Short problem: From the first line of the data down to and including the line with "const centerScaled = [0.64, 0.84, 1.21, 2.42, 3.82];", copy everything exactly, leaving out pictures.

======== Dataset excerpt

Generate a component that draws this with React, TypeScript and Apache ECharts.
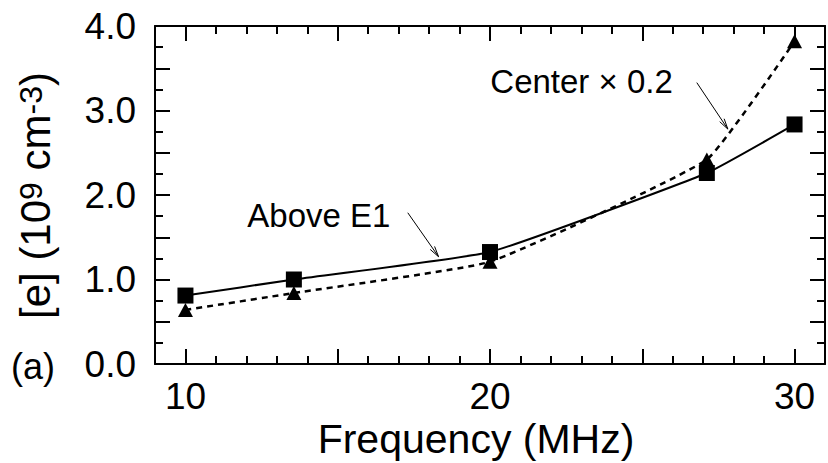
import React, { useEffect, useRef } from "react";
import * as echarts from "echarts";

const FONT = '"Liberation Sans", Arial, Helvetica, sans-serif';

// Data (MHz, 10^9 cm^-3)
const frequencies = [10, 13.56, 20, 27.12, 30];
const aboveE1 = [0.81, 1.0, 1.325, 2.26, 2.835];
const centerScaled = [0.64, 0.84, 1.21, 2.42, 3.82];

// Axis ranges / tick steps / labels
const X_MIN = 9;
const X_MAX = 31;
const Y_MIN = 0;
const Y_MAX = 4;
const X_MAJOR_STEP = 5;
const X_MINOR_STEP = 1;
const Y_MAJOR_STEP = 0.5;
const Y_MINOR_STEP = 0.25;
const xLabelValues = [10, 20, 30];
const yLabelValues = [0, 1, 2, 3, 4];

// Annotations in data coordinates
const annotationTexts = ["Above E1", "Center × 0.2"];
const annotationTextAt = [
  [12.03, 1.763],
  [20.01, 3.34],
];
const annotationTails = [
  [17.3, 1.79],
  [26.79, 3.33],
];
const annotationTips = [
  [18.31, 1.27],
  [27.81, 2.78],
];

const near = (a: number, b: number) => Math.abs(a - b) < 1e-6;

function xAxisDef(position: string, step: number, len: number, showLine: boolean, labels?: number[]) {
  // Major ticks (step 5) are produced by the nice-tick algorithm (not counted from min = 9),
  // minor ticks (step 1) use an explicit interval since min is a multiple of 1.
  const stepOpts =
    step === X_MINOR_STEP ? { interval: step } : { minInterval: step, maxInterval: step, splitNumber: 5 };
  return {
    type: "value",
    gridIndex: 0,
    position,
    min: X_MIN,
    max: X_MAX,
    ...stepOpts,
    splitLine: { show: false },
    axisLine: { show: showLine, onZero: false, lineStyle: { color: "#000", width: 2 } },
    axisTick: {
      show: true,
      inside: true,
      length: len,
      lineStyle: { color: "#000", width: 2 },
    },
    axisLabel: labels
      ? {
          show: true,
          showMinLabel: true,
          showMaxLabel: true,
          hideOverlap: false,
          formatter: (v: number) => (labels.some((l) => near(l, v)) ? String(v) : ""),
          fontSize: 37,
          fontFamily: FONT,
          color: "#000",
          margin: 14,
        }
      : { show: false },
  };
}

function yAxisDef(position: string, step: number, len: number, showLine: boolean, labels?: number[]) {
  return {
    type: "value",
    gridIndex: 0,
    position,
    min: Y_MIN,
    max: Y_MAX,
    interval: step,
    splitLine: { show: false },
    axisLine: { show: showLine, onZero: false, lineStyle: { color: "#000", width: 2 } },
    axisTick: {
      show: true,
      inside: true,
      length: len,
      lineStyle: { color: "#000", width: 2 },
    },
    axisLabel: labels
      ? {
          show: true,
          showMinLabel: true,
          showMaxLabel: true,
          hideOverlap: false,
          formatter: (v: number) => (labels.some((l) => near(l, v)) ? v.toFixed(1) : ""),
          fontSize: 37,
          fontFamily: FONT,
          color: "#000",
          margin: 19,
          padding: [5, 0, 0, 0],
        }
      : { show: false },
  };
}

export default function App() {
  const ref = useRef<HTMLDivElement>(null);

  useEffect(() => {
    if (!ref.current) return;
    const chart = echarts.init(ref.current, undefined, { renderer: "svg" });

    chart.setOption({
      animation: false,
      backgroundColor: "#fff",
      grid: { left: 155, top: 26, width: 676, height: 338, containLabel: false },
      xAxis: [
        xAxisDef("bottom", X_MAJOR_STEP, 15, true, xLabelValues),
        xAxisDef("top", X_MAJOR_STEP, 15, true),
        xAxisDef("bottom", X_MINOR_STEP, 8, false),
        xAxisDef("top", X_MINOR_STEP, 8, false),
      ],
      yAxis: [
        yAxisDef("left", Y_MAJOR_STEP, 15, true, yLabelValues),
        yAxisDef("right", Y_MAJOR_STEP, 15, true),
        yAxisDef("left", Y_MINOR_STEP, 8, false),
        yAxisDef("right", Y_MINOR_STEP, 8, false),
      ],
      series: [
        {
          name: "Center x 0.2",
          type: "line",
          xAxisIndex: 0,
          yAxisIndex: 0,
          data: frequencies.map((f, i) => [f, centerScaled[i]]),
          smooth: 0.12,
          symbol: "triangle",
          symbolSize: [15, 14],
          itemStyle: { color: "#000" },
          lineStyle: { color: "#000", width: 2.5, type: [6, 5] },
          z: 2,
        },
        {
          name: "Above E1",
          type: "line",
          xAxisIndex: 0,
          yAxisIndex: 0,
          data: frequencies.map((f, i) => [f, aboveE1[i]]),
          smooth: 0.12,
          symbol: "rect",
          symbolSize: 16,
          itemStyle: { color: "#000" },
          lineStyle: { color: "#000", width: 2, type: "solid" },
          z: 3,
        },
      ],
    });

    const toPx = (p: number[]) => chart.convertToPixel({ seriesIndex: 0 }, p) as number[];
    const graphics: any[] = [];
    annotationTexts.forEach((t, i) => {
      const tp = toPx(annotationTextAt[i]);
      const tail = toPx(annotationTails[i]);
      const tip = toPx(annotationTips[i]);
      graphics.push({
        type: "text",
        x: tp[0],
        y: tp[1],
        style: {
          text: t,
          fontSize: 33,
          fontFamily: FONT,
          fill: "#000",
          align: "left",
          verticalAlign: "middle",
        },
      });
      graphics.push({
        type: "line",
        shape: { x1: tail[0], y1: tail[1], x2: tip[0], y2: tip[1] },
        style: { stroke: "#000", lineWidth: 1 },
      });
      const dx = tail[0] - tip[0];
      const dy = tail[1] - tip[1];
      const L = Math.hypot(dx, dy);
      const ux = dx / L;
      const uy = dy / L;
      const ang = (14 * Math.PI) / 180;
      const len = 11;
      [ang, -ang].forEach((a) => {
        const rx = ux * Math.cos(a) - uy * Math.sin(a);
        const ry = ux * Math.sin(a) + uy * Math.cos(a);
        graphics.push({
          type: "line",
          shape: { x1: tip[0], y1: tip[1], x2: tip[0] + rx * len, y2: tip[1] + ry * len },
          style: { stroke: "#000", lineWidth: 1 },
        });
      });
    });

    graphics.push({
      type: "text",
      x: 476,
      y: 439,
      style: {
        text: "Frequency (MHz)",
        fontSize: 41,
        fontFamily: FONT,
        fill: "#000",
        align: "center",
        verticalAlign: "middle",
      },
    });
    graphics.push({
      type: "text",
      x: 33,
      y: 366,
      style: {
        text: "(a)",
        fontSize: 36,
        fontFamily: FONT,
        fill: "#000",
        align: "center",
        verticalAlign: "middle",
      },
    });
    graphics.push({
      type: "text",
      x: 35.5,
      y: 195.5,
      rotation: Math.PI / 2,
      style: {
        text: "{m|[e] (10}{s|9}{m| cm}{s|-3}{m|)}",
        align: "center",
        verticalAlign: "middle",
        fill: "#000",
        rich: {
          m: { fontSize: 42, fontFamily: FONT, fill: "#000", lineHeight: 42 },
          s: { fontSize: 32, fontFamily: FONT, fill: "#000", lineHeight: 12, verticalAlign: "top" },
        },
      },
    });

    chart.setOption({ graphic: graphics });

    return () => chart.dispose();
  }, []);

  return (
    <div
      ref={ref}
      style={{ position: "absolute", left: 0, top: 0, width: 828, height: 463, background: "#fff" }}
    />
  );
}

================

The reply:
Generate a component that draws this with React, TypeScript and Apache ECharts.
import React, { useEffect, useRef } from "react";
import * as echarts from "echarts";

const FONT = '"Liberation Sans", Arial, Helvetica, sans-serif';

// Data (MHz, 10^9 cm^-3)
const frequencies = [10, 13.56, 20, 27.12, 30];
const aboveE1 = [0.81, 1.0, 1.325, 2.26, 2.835];
const centerScaled = [0.64, 0.84, 1.21, 2.42, 3.82];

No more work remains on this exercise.